WHAT IS REQUIRED: Write out the listing, please, but only from its first line through the line containing "const PNP_POINT = '#243466';", exactly as given and without pictures.

════════════════════

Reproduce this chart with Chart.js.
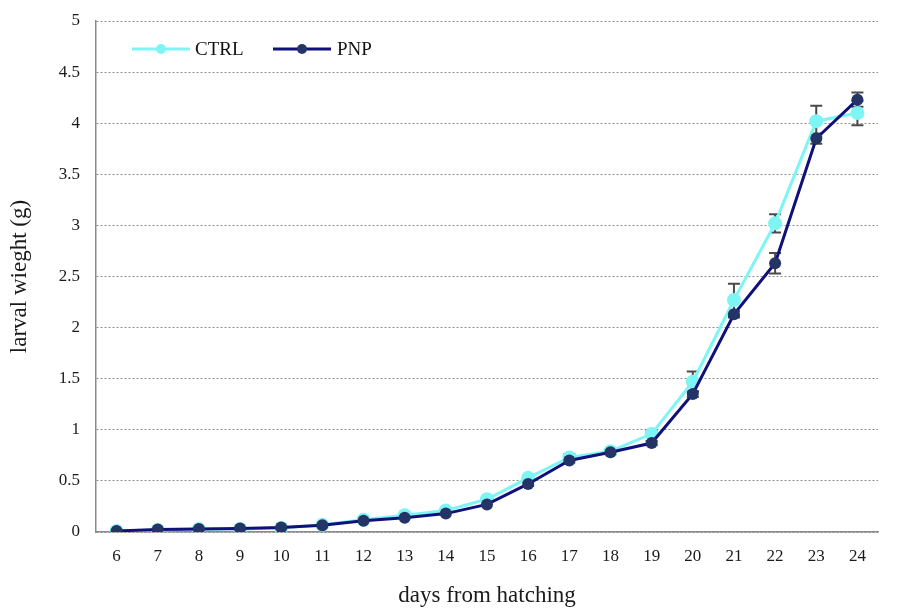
<!DOCTYPE html>
<html>
<head>
<meta charset="utf-8">
<script src="https://cdn.jsdelivr.net/npm/chart.js@4.4.1/dist/chart.umd.min.js"></script>
<style>
  html, body { margin: 0; padding: 0; background: #ffffff; }
  #wrap { width: 906px; height: 609px; }
</style>
</head>
<body>
<div id="wrap"><canvas id="chart" width="906" height="609"></canvas></div>
<script>
// Larval weight over days from hatching, control vs PNP
const days = ['6','7','8','9','10','11','12','13','14','15','16','17','18','19','20','21','22','23','24'];
const ctrlWeight = [0.01, 0.02, 0.03, 0.03, 0.04, 0.07, 0.12, 0.165, 0.21, 0.32, 0.53, 0.73, 0.79, 0.96, 1.47, 2.27, 3.02, 4.02, 4.10];
const ctrlError  = [0.005, 0.005, 0.005, 0.005, 0.01, 0.01, 0.01, 0.01, 0.015, 0.02, 0.02, 0.03, 0.02, 0.03, 0.10, 0.16, 0.09, 0.15, 0.12];
const pnpWeight  = [0.01, 0.025, 0.03, 0.035, 0.045, 0.065, 0.11, 0.14, 0.18, 0.27, 0.47, 0.70, 0.78, 0.87, 1.35, 2.13, 2.63, 3.85, 4.23];
const pnpError   = [0.005, 0.005, 0.005, 0.005, 0.005, 0.01, 0.01, 0.01, 0.01, 0.01, 0.02, 0.02, 0.02, 0.02, 0.03, 0.03, 0.10, 0.05, 0.07];
const yTicks = [0, 0.5, 1, 1.5, 2, 2.5, 3, 3.5, 4, 4.5, 5];

const SERIF = "'Liberation Serif', 'Times New Roman', serif";
const CTRL_COLOR = '#7ef5f5';
const PNP_LINE = '#10107a';
const PNP_POINT = '#243466';

// Error bars drawn under the series markers
const errorBars = {
  id: 'errorBars',
  beforeDatasetsDraw(chart) {
    const ctx = chart.ctx;
    const x = chart.scales.x, y = chart.scales.y;
    const sets = [[ctrlWeight, ctrlError], [pnpWeight, pnpError]];
    ctx.save();
    ctx.strokeStyle = '#4a4a4a';
    ctx.lineWidth = 2;
    sets.forEach(([vals, errs]) => {
      vals.forEach((v, i) => {
        const px = x.getPixelForValue(i);
        const top = y.getPixelForValue(v + errs[i]);
        const bot = y.getPixelForValue(v - errs[i]);
        if (bot - top < 3) return;
        ctx.beginPath();
        ctx.moveTo(px, top); ctx.lineTo(px, bot);
        ctx.moveTo(px - 6, top); ctx.lineTo(px + 6, top);
        ctx.moveTo(px - 6, bot); ctx.lineTo(px + 6, bot);
        ctx.stroke();
      });
    });
    ctx.restore();
  }
};

// Legend inside the plot area: line segment with marker, then label
const insideLegend = {
  id: 'insideLegend',
  afterDraw(chart) {
    const ctx = chart.ctx;
    const items = [
      { label: 'CTRL', line: CTRL_COLOR, point: CTRL_COLOR, x0: 132, x1: 190, tx: 195 },
      { label: 'PNP', line: PNP_LINE, point: PNP_POINT, x0: 273, x1: 331, tx: 337 }
    ];
    const yc = 49;
    ctx.save();
    items.forEach(it => {
      ctx.strokeStyle = it.line;
      ctx.lineWidth = 3;
      ctx.beginPath();
      ctx.moveTo(it.x0, yc); ctx.lineTo(it.x1, yc);
      ctx.stroke();
      ctx.fillStyle = it.point;
      ctx.beginPath();
      ctx.arc((it.x0 + it.x1) / 2, yc, 5, 0, Math.PI * 2);
      ctx.fill();
      ctx.fillStyle = '#111111';
      ctx.font = '19px ' + SERIF;
      ctx.textBaseline = 'middle';
      ctx.textAlign = 'left';
      ctx.fillText(it.label, it.tx, yc + 1);
    });
    ctx.restore();
  }
};

new Chart(document.getElementById('chart'), {
  type: 'line',
  data: {
    labels: days,
    datasets: [
      {
        label: 'CTRL',
        data: ctrlWeight,
        borderColor: CTRL_COLOR,
        backgroundColor: CTRL_COLOR,
        pointBackgroundColor: CTRL_COLOR,
        pointBorderColor: CTRL_COLOR,
        borderWidth: 3,
        pointRadius: 7,
        pointBorderWidth: 0,
        tension: 0,
        order: 2
      },
      {
        label: 'PNP',
        data: pnpWeight,
        borderColor: PNP_LINE,
        backgroundColor: PNP_POINT,
        pointBackgroundColor: PNP_POINT,
        pointBorderColor: PNP_POINT,
        borderWidth: 3,
        pointRadius: 6,
        pointBorderWidth: 0,
        tension: 0,
        order: 1
      }
    ]
  },
  options: {
    responsive: false,
    animation: false,
    layout: { padding: { top: 21, right: 28, left: 0, bottom: 0 } },
    plugins: {
      legend: { display: false },
      tooltip: { enabled: false }
    },
    scales: {
      x: {
        offset: true,
        grid: { display: false, drawTicks: false },
        border: { display: true, color: '#8a8a8a', width: 1.5 },
        ticks: {
          color: '#1a1a1a',
          font: { family: SERIF, size: 17 },
          padding: 14,
          maxRotation: 0,
          autoSkip: false
        },
        title: {
          display: true,
          text: 'days from hatching',
          color: '#1a1a1a',
          font: { family: SERIF, size: 23, lineHeight: 1 },
          padding: { top: 0, bottom: 2 }
        },
        afterFit(axis) { axis.height = 77; }
      },
      y: {
        min: 0,
        max: 5,
        afterBuildTicks(axis) { axis.ticks = yTicks.map(v => ({ value: v })); },
        grid: {
          color: '#8c8c8c',
          lineWidth: 1,
          drawTicks: false
        },
        border: { display: true, color: '#8a8a8a', width: 1.5, dash: [2, 2] },
        ticks: {
          color: '#1a1a1a',
          font: { family: SERIF, size: 17, lineHeight: 0.5 },
          padding: 16,
          callback: v => String(v)
        },
        title: {
          display: true,
          text: 'larval wieght (g)',
          color: '#1a1a1a',
          font: { family: SERIF, size: 23, lineHeight: 1 },
          padding: { top: 8, bottom: 0 }
        },
        afterFit(axis) { axis.width = 96; }
      }
    }
  },
  plugins: [errorBars, insideLegend]
});
</script>
</body>
</html>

════════════════════

CORRECT OUTPUT:
Reproduce this chart with Chart.js.
<!DOCTYPE html>
<html>
<head>
<meta charset="utf-8">
<script src="https://cdn.jsdelivr.net/npm/chart.js@4.4.1/dist/chart.umd.min.js"></script>
<style>
  html, body { margin: 0; padding: 0; background: #ffffff; }
  #wrap { width: 906px; height: 609px; }
</style>
</head>
<body>
<div id="wrap"><canvas id="chart" width="906" height="609"></canvas></div>
<script>
// Larval weight over days from hatching, control vs PNP
const days = ['6','7','8','9','10','11','12','13','14','15','16','17','18','19','20','21','22','23','24'];
const ctrlWeight = [0.01, 0.02, 0.03, 0.03, 0.04, 0.07, 0.12, 0.165, 0.21, 0.32, 0.53, 0.73, 0.79, 0.96, 1.47, 2.27, 3.02, 4.02, 4.10];
const ctrlError  = [0.005, 0.005, 0.005, 0.005, 0.01, 0.01, 0.01, 0.01, 0.015, 0.02, 0.02, 0.03, 0.02, 0.03, 0.10, 0.16, 0.09, 0.15, 0.12];
const pnpWeight  = [0.01, 0.025, 0.03, 0.035, 0.045, 0.065, 0.11, 0.14, 0.18, 0.27, 0.47, 0.70, 0.78, 0.87, 1.35, 2.13, 2.63, 3.85, 4.23];
const pnpError   = [0.005, 0.005, 0.005, 0.005, 0.005, 0.01, 0.01, 0.01, 0.01, 0.01, 0.02, 0.02, 0.02, 0.02, 0.03, 0.03, 0.10, 0.05, 0.07];
const yTicks = [0, 0.5, 1, 1.5, 2, 2.5, 3, 3.5, 4, 4.5, 5];

const SERIF = "'Liberation Serif', 'Times New Roman', serif";
const CTRL_COLOR = '#7ef5f5';
const PNP_LINE = '#10107a';
const PNP_POINT = '#243466';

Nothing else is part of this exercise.